• DIRECTIONS: Output only the lines running from the line bearing "Emit a component" through the line bearing "Serif', 'Times New", character for character.

• SUPPLIED ENTRIES:
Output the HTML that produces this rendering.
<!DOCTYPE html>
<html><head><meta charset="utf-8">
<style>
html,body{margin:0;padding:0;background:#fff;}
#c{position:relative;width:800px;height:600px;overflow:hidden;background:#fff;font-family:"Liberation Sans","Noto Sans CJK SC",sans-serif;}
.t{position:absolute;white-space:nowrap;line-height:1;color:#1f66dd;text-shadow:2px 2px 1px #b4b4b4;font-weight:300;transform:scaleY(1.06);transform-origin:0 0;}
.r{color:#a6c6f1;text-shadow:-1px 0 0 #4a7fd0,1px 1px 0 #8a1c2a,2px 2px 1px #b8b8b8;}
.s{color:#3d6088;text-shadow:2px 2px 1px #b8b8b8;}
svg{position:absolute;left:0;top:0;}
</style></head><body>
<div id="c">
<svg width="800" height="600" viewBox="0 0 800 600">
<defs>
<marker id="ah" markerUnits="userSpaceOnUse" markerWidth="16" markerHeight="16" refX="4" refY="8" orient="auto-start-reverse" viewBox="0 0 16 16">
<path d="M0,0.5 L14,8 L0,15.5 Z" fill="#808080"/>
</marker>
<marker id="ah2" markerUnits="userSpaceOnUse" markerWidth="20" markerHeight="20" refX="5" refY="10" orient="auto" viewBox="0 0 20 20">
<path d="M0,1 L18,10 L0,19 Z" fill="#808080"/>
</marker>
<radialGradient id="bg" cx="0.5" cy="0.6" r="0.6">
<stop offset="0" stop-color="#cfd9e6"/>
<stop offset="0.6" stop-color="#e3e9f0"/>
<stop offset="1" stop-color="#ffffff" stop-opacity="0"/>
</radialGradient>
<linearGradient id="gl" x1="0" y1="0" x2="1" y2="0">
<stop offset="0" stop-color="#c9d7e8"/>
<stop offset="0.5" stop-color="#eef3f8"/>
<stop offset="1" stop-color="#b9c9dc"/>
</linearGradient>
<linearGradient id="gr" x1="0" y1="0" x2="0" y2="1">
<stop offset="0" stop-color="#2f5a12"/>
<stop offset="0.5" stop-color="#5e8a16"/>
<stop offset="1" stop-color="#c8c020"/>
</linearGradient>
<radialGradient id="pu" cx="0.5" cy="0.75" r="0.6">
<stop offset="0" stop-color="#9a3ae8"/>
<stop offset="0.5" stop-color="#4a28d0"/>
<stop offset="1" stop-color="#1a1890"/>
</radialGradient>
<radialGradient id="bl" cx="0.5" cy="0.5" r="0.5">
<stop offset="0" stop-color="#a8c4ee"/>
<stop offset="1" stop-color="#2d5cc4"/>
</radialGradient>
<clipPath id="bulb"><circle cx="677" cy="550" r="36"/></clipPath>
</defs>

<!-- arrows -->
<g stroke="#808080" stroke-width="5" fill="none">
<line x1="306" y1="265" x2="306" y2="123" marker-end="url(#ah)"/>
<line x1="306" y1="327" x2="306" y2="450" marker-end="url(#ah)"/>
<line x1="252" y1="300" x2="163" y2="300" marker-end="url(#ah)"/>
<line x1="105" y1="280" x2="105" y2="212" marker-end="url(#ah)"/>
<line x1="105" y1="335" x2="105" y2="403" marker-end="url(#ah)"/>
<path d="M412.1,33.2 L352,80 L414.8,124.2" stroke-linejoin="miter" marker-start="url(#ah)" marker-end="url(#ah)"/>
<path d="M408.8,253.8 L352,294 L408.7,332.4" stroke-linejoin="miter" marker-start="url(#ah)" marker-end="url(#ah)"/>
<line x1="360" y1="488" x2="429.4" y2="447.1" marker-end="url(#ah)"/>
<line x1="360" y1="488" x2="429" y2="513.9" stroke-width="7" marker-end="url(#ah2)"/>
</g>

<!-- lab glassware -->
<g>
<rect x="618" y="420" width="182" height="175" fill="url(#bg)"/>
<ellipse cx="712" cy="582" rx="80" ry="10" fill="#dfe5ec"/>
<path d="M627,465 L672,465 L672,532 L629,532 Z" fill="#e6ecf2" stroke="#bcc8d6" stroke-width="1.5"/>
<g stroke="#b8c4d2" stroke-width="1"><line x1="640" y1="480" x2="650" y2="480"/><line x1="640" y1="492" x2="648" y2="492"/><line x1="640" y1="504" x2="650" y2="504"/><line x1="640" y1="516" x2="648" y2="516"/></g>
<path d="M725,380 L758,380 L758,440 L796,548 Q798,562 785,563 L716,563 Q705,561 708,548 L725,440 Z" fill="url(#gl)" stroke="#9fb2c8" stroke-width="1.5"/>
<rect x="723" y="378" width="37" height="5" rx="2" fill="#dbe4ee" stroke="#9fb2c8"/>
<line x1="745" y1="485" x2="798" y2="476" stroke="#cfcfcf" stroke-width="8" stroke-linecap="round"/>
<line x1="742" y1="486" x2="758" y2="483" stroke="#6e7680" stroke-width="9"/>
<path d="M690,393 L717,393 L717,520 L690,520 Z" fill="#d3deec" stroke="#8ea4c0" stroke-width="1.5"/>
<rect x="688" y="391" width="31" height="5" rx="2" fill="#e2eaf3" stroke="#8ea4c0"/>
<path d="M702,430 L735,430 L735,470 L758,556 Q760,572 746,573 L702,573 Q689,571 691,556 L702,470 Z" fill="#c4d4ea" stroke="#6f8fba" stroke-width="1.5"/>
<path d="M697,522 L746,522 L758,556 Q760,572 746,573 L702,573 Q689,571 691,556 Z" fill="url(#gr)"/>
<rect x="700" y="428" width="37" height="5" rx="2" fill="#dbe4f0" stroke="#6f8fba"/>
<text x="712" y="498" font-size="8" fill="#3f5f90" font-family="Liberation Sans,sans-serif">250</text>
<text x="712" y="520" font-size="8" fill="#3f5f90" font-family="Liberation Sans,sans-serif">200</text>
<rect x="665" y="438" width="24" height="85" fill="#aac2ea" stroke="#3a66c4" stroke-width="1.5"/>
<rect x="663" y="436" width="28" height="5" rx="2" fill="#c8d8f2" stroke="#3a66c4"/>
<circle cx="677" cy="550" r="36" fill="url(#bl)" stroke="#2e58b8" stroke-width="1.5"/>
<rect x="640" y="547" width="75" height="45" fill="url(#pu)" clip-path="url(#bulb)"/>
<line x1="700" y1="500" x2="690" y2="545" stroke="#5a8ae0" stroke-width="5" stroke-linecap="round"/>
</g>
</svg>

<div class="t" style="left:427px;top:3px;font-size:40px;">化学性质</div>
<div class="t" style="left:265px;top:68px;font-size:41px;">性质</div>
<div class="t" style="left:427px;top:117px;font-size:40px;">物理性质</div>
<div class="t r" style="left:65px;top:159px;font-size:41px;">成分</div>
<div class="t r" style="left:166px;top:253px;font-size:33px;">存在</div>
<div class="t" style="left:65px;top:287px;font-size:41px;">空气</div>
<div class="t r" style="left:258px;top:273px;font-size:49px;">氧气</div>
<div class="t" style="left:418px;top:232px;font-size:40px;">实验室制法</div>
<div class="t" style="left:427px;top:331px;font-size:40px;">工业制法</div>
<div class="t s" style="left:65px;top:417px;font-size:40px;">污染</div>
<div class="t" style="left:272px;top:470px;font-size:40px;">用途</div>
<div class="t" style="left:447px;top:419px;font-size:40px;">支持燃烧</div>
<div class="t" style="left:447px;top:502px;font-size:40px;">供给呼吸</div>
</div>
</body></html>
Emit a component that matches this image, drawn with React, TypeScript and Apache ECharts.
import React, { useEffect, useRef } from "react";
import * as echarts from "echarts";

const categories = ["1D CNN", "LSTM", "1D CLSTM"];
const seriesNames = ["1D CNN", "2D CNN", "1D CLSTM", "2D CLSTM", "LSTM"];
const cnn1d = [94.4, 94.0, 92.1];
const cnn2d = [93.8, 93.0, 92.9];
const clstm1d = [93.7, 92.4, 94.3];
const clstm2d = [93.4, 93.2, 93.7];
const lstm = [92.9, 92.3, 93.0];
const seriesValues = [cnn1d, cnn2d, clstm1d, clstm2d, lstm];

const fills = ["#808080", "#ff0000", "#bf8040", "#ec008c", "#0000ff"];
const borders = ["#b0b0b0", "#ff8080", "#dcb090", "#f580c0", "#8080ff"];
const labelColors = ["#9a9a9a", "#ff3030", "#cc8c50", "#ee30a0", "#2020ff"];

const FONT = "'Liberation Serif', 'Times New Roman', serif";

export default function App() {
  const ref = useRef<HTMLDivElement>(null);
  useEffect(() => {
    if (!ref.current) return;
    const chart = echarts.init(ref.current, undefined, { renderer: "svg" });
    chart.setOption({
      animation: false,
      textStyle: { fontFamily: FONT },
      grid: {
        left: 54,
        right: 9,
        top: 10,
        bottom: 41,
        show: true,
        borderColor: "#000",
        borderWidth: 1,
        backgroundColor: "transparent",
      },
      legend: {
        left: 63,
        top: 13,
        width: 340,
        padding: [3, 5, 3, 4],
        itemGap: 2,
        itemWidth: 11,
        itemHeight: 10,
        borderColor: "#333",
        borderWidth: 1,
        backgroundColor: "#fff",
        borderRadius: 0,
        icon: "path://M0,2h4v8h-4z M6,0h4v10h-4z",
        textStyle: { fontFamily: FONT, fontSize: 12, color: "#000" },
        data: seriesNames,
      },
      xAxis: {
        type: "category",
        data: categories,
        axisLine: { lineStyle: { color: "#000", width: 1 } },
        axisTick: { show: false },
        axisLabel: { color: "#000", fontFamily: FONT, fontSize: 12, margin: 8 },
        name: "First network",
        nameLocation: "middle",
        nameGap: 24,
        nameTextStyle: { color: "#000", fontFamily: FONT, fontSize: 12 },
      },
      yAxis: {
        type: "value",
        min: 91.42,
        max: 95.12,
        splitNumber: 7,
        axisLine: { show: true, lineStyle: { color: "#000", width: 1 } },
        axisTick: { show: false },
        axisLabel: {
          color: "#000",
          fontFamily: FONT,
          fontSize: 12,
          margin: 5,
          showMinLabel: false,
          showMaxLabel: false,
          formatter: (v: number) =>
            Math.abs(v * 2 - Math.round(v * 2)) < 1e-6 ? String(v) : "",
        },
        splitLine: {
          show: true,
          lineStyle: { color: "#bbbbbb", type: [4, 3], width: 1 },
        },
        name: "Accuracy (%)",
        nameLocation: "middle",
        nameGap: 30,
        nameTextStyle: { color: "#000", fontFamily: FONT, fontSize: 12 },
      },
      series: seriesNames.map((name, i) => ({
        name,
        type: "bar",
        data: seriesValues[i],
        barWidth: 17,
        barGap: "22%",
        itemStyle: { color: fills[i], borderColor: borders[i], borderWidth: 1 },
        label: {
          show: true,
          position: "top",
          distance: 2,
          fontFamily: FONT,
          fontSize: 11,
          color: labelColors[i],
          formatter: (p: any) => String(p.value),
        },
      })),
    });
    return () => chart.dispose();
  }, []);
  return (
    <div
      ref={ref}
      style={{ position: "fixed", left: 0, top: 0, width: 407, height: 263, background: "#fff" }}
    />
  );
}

• OUTPUT FOR THIS EXERCISE:
Emit a component that matches this image, drawn with React, TypeScript and Apache ECharts.
import React, { useEffect, useRef } from "react";
import * as echarts from "echarts";

const categories = ["1D CNN", "LSTM", "1D CLSTM"];
const seriesNames = ["1D CNN", "2D CNN", "1D CLSTM", "2D CLSTM", "LSTM"];
const cnn1d = [94.4, 94.0, 92.1];
const cnn2d = [93.8, 93.0, 92.9];
const clstm1d = [93.7, 92.4, 94.3];
const clstm2d = [93.4, 93.2, 93.7];
const lstm = [92.9, 92.3, 93.0];
const seriesValues = [cnn1d, cnn2d, clstm1d, clstm2d, lstm];

const fills = ["#808080", "#ff0000", "#bf8040", "#ec008c", "#0000ff"];
const borders = ["#b0b0b0", "#ff8080", "#dcb090", "#f580c0", "#8080ff"];
const labelColors = ["#9a9a9a", "#ff3030", "#cc8c50", "#ee30a0", "#2020ff"];

const FONT = "'Liberation Serif', 'Times New Roman', serif";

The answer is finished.